Schuyler, Philippa Duke
Schuyler, Philippa Duke
Schuyler, Philippa Duke, black American pianist and composer; b. N.Y., Aug. 2, 1931; d. in a helicopter crash in Da Nang Bay, Vietnam, May 9, 1967. By the age of 12, she had written the whimsical Cockroach Ballet for Piano and had become the youngest member of ASCAP; at the age of 14, she appeared as piano soloist with the N.Y. Phil, at Lewisohn Stadium in a program that included the scherzo from her “fairy-tale symphony,” Rumpelstiltskin (July 13, 1946); made her Town Hall debut in N.Y. on May 12, 1953. She traveled to Africa, Europe, South America, and Asia under the auspices of the State Dept., playing command performances for such leaders as Emperor Haile Selassie of Ethiopia and the Queen of Malaya. A product of miscegenation (her mother was from a wealthy white Tex. family; her father, George Schuyler, was the black novelist and newspaper ed.), she was a founder of the Amerasian Foundation to aid children fathered by American soldiers in Vietnam. Most of her more than 60 compositions were for solo piano, many with humorous titles, some inspired by her travels; few were publ. Her last completed composition, Nile Fantasia for Piano and Orch., was performed posthumously (N.Y, Sept. 24, 1967).
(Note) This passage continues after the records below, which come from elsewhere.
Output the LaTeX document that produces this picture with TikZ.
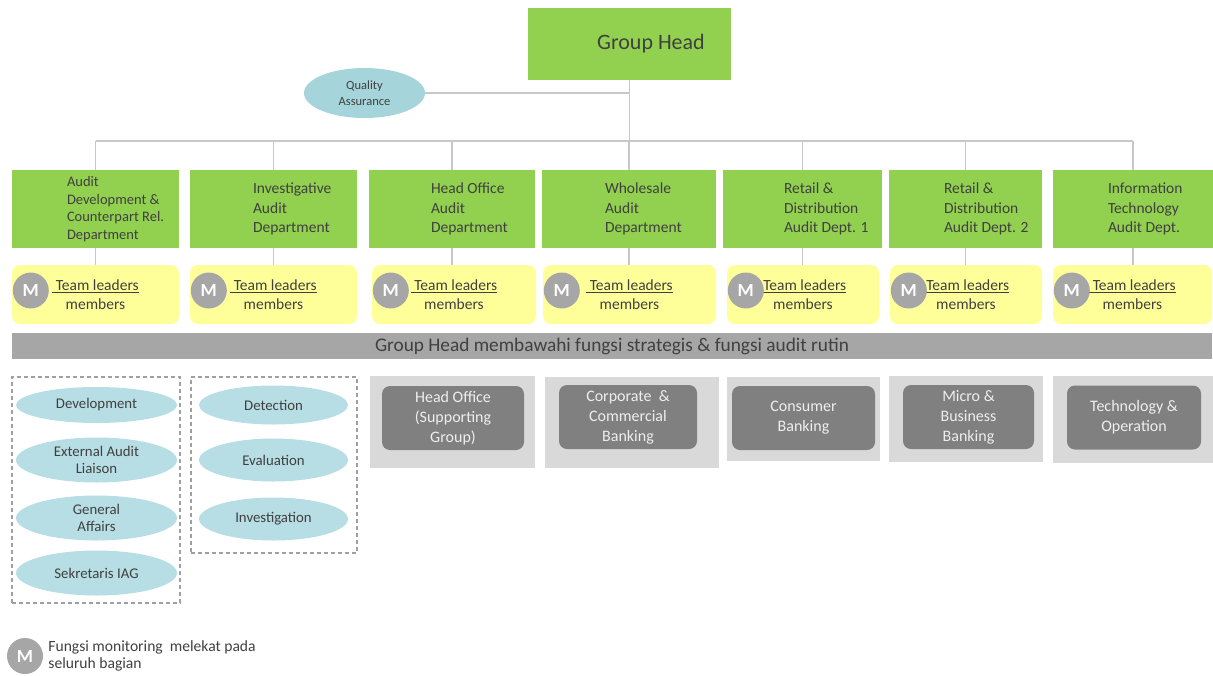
\documentclass[tikz,border=0pt]{standalone}
\usepackage{fontspec}
\setmainfont{Carlito}
\usetikzlibrary{shapes.geometric}

\definecolor{deptgreen}{RGB}{146,208,80}
\definecolor{textgray}{RGB}{64,64,64}
\definecolor{linegray}{RGB}{200,200,200}
\definecolor{teamyellow}{RGB}{255,255,153}
\definecolor{mgray}{RGB}{166,166,166}
\definecolor{bannergray}{RGB}{166,166,166}
\definecolor{qateal}{RGB}{165,213,218}
\definecolor{unitteal}{RGB}{183,222,228}
\definecolor{panelgray}{RGB}{217,217,217}
\definecolor{seggray}{RGB}{128,128,128}
\definecolor{segtext}{RGB}{238,238,238}
\definecolor{dashgray}{RGB}{160,160,160}

\tikzset{
  conn/.style={draw=linegray, line width=1.5pt},
  deptbox/.style={fill=deptgreen, minimum height=78pt, inner sep=0pt},
  depttext/.style={anchor=west, align=left, inner sep=0pt, text=textgray, font=\fontsize{15.5}{19.5}\selectfont},
  teambox/.style={fill=teamyellow, rounded corners=8pt, minimum height=59pt, inner sep=0pt, align=center, text=textgray, font=\fontsize{15.5}{19}\selectfont},
  mcirc/.style={circle, fill=mgray, minimum size=36pt, inner sep=0pt, text=white, font=\fontsize{18.5}{18.5}\selectfont\bfseries},
  unitellipse/.style={ellipse, fill=unitteal, inner sep=0pt, align=center, text=textgray, font=\fontsize{14.8}{17.5}\selectfont},
  panel/.style={fill=panelgray, inner sep=0pt},
  segbox/.style={fill=seggray, rounded corners=8pt, inner sep=0pt, align=center, text=segtext, font=\fontsize{16}{20}\selectfont},
  groupbox/.style={draw=dashgray, line width=1.5pt, dash pattern=on 4pt off 3pt, inner sep=0pt},
}

\begin{document}
\begin{tikzpicture}[x=1pt, y=-1pt]
    \useasboundingbox (0,0) rectangle (1213,675);

    % Head and quality assurance
    \node[fill=deptgreen, minimum width=203pt, minimum height=72pt, inner sep=0pt, text=textgray, font=\fontsize{22}{24}\selectfont] (gh) at (629.5,44) {\hspace*{43pt}Group Head};
    \node[ellipse, fill=qateal, minimum width=121pt, minimum height=50pt, inner sep=0pt, align=center, text=textgray, font=\fontsize{12.5}{15.7}\selectfont] (qa) at (364.5,93) {Quality\\Assurance};
    \coordinate (bus) at (629.5,141);
    \draw[conn] (qa.east) -- (qa.east -| gh.south);
    \draw[conn] (gh.south) -- (bus);

    % Departments
    \node[deptbox, minimum width=167pt] (d1) at (95.5,209) {};
    \node[depttext, font=\fontsize{14.5}{17.5}\selectfont] (t1) at ([xshift=55pt]d1.west) {Audit\\Development \&\\Counterpart Rel.\\Department};
    \foreach \i/\cx/\w/\dx/\txt in {2/273.5/167/63/{Investigative\\Audit\\Department},
                                    3/452/166/62/{Head Office\\Audit\\Department},
                                    4/629/174/63/{Wholesale\\Audit\\Department},
                                    5/802.5/159/61/{Retail \&\\Distribution\\Audit Dept. 1},
                                    6/965.5/153/55/{Retail \&\\Distribution\\Audit Dept. 2},
                                    7/1133/160/55/{Information\\Technology\\Audit Dept.}} {
        \node[deptbox, minimum width=\w pt] (d\i) at (\cx,209) {};
        \node[depttext] (t\i) at ([xshift=\dx pt]d\i.west) {\txt};
    }
    \draw[conn] (d1.north |- bus) -- (d7.north |- bus);
    \foreach \i in {1,...,7} {
        \draw[conn] (d\i.north |- bus) -- (d\i.north);
    }

    % Team leaders with monitoring
    \foreach \i/\cx/\w in {1/95.5/167, 2/273.5/167, 3/454/164, 4/629.5/173, 5/803/152, 6/966/152, 7/1132.5/159} {
        \node[teambox, minimum width=\w pt] (y\i) at (\cx,294.5) {\underline{\ Team leaders}\\members};
        \node[mcirc] (m\i) at ([xshift=19pt, yshift=4pt]y\i.west) {M};
        \draw[conn] (d\i.south) -- (d\i.south |- y\i.north);
    }

    % Banner
    \node[fill=bannergray, minimum width=1200pt, minimum height=26pt, inner sep=0pt, text=textgray, font=\fontsize{19.3}{20}\selectfont] (band) at (612,346) {Group Head membawahi fungsi strategis \& fungsi audit rutin};

    % Functions of the first two departments
    \node[groupbox, minimum width=168pt, minimum height=226pt] (g1) at (96,490) {};
    \node[groupbox, minimum width=166pt, minimum height=176pt] (g2) at (274,465) {};
    \foreach \i/\cy/\h/\txt in {1/405/36/Development, 2/460/45/{External Audit\\Liaison}, 3/518/45/{General\\Affairs}, 4/573/45/Sekretaris IAG} {
        \node[unitellipse, minimum width=161pt, minimum height=\h pt] (a\i) at (96.5,\cy) {\txt};
    }
    \foreach \i/\cy/\h/\txt in {1/405/39/Detection, 2/460/43/Evaluation, 3/519/43/Investigation} {
        \node[unitellipse, minimum width=149pt, minimum height=\h pt] (b\i) at (273.5,\cy) {\txt};
    }

    % Segments covered
    \foreach \i/\px/\pw/\py/\ph/\sx/\sw/\sy/\txt in {1/452.5/165/422/92/453/142/418/{Head Office\\(Supporting\\Group)},
                                                    2/632/174/422.5/91/628/138/417/{Corporate~ \&\\Commercial\\Banking},
                                                    3/803.5/153/419/84/803.5/143/418/{Consumer\\Banking},
                                                    4/966/154/419/86/968.5/131/417/{Micro \&\\Business\\Banking},
                                                    5/1133/160/419.5/87/1134/134/417.5/{Technology \&\\Operation}} {
        \node[panel, minimum width=\pw pt, minimum height=\ph pt] (p\i) at (\px,\py) {};
        \node[segbox, minimum width=\sw pt, minimum height=64pt] (s\i) at (\sx,\sy) {\txt};
    }

    % Legend
    \node[mcirc] (mkey) at (25,656) {M};
    \node[anchor=west, align=left, inner sep=0pt, text=textgray, font=\fontsize{15.6}{17.5}\selectfont] (key) at ([xshift=5pt]mkey.east) {Fungsi monitoring~ melekat pada\\seluruh bagian};
\end{tikzpicture}
\end{document}
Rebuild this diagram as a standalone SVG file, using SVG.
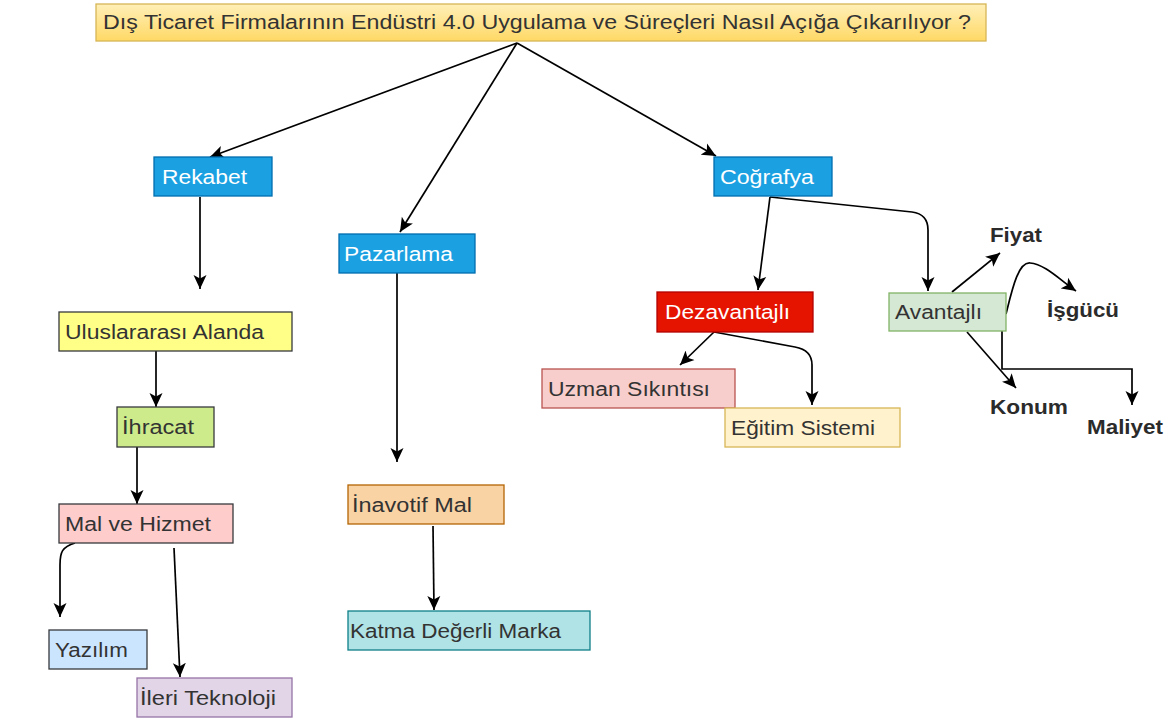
<svg xmlns="http://www.w3.org/2000/svg" width="1174" height="720" viewBox="0 0 1174 720">
<style>
text{font-family:"Liberation Sans",Arial,sans-serif;font-size:19.5px;fill:#333;}
.w{fill:#fff;}
.b{font-weight:bold;fill:#2b2b2b;}
rect{stroke-width:1.3;}
.c path{fill:none;stroke:#000;stroke-width:1.7;marker-end:url(#ah);}
</style>
<defs>
<linearGradient id="tg" x1="0" y1="0" x2="0" y2="1">
<stop offset="0" stop-color="#FFEFB8"/>
<stop offset="1" stop-color="#FFD966"/>
</linearGradient>
<marker id="ah" markerUnits="userSpaceOnUse" markerWidth="16" markerHeight="14" refX="14" refY="6.5" orient="auto" viewBox="0 0 16 13">
<path d="M0,0 L14,6.5 L0,13 L3.5,6.5 z" fill="#000"/>
</marker>
</defs>
<rect width="1174" height="720" fill="#fff"/>
<g id="title">
<rect x="96" y="4" width="890" height="37" fill="url(#tg)" stroke="#D6B656"/>
<text x="103" y="29" textLength="868" lengthAdjust="spacingAndGlyphs">Dış Ticaret Firmalarının Endüstri 4.0 Uygulama ve Süreçleri Nasıl Açığa Çıkarılıyor ?</text>
</g>
<g class="c" id="connectors">
<path d="M517,43 L210,157"/>
<path d="M517,43 L400,232"/>
<path d="M517,43 L716,156"/>
<path d="M200,197 L200,289"/>
<path d="M397,273 L397,462"/>
<path d="M156,351 L156,407"/>
<path d="M137,447 L137,504"/>
<path d="M75,543 C62,547 60,552 60,565 L60,617"/>
<path d="M174,548 L180,677"/>
<path d="M433,526 L434,610"/>
<path d="M770,197 L758,290"/>
<path d="M770,197 L912,212 Q928,214 928,230 L928,291"/>
<path d="M714,332 L680,365"/>
<path d="M714,332 L795,347 Q812,350 812,365 L812,405"/>
<path d="M952,292 L1000,253"/>
<path d="M1006,314 C1012,290 1018,262 1030,263 C1045,264 1060,280 1076,291"/>
<path d="M967,332 L1016,388"/>
<path d="M1002,331 L1002,369 L1132,369 L1132,405"/>
</g>
<g id="rekabet">
<rect x="154" y="157" width="118" height="39" fill="#1BA1E2" stroke="#006EAF"/>
<text class="w" x="162" y="184" textLength="85" lengthAdjust="spacingAndGlyphs">Rekabet</text>
</g>
<g id="pazarlama">
<rect x="339" y="234" width="136" height="39" fill="#1BA1E2" stroke="#006EAF"/>
<text class="w" x="344" y="261" textLength="109" lengthAdjust="spacingAndGlyphs">Pazarlama</text>
</g>
<g id="cografya">
<rect x="714" y="157" width="118" height="39" fill="#1BA1E2" stroke="#006EAF"/>
<text class="w" x="720" y="184" textLength="94" lengthAdjust="spacingAndGlyphs">Coğrafya</text>
</g>
<g id="dezavantajli">
<rect x="657" y="292" width="156" height="40" fill="#E51400" stroke="#B20000"/>
<text class="w" x="665" y="319" textLength="125" lengthAdjust="spacingAndGlyphs">Dezavantajlı</text>
</g>
<g id="avantajli">
<rect x="889" y="293" width="117" height="38" fill="#D5E8D4" stroke="#82B366"/>
<text x="895" y="319" textLength="87" lengthAdjust="spacingAndGlyphs">Avantajlı</text>
</g>
<g id="uzman">
<rect x="542" y="369" width="193" height="39" fill="#F8CECC" stroke="#B85450"/>
<text x="548" y="396" textLength="162" lengthAdjust="spacingAndGlyphs">Uzman Sıkıntısı</text>
</g>
<g id="egitim">
<rect x="725" y="408" width="175" height="39" fill="#FFF2CC" stroke="#D6B656"/>
<text x="731" y="435" textLength="144" lengthAdjust="spacingAndGlyphs">Eğitim Sistemi</text>
</g>
<g id="fiyat"><text class="b" x="990" y="242" textLength="52" lengthAdjust="spacingAndGlyphs">Fiyat</text></g>
<g id="isgucu"><text class="b" x="1047" y="317" textLength="72" lengthAdjust="spacingAndGlyphs">İşgücü</text></g>
<g id="konum"><text class="b" x="990" y="414" textLength="78" lengthAdjust="spacingAndGlyphs">Konum</text></g>
<g id="maliyet"><text class="b" x="1087" y="434" textLength="76" lengthAdjust="spacingAndGlyphs">Maliyet</text></g>
<g id="uluslararasi">
<rect x="59" y="312" width="233" height="39" fill="#FFFF88" stroke="#36393D"/>
<text x="65" y="339" textLength="199" lengthAdjust="spacingAndGlyphs">Uluslararası Alanda</text>
</g>
<g id="ihracat">
<rect x="117" y="407" width="97" height="40" fill="#CDEB8B" stroke="#36393D"/>
<text x="122" y="434" textLength="72" lengthAdjust="spacingAndGlyphs">İhracat</text>
</g>
<g id="malvehizmet">
<rect x="59" y="504" width="174" height="39" fill="#FFCCCC" stroke="#36393D"/>
<text x="65" y="531" textLength="146" lengthAdjust="spacingAndGlyphs">Mal ve Hizmet</text>
</g>
<g id="yazilim">
<rect x="49" y="630" width="98" height="39" fill="#CCE5FF" stroke="#36393D"/>
<text x="55" y="657" textLength="73" lengthAdjust="spacingAndGlyphs">Yazılım</text>
</g>
<g id="ileriteknoloji">
<rect x="137" y="678" width="155" height="39" fill="#E1D5E7" stroke="#9673A6"/>
<text x="140" y="705" textLength="136" lengthAdjust="spacingAndGlyphs">İleri Teknoloji</text>
</g>
<g id="inavotif">
<rect x="348" y="485" width="156" height="39" fill="#FAD3A5" stroke="#B46504"/>
<text x="352" y="512" textLength="120" lengthAdjust="spacingAndGlyphs">İnavotif Mal</text>
</g>
<g id="katma">
<rect x="348" y="611" width="242" height="39" fill="#B0E3E6" stroke="#0E8088"/>
<text x="350" y="638" textLength="211" lengthAdjust="spacingAndGlyphs">Katma Değerli Marka</text>
</g>
</svg>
She wrote 5 books about her life and travels: Adventures in Black and White (N.Y, 1960), Who Killed the Congo (N.Y, 1963), Jungle Saints: Africa’s Heroic Catholic Missionaries (Rome, 1962), Kingdom of Dreams (with her mother, Josephine Schuyler; N.Y, 1966), and Good Men Die (N.Y, 1969). Her funeral at St. Patrick’s Cathedral in N.Y. received extensive press coverage. In recognition of her musical and literary precocity, Mayor Fiorello La-Guardia declared June 19, 1940, Philippa Schuyler Day at the N.Y. World’s Fair.
Bibliography
J. Schuyler, Philippa the Beautiful American: The Travelled History of a Troubadour (N.Y., 1969).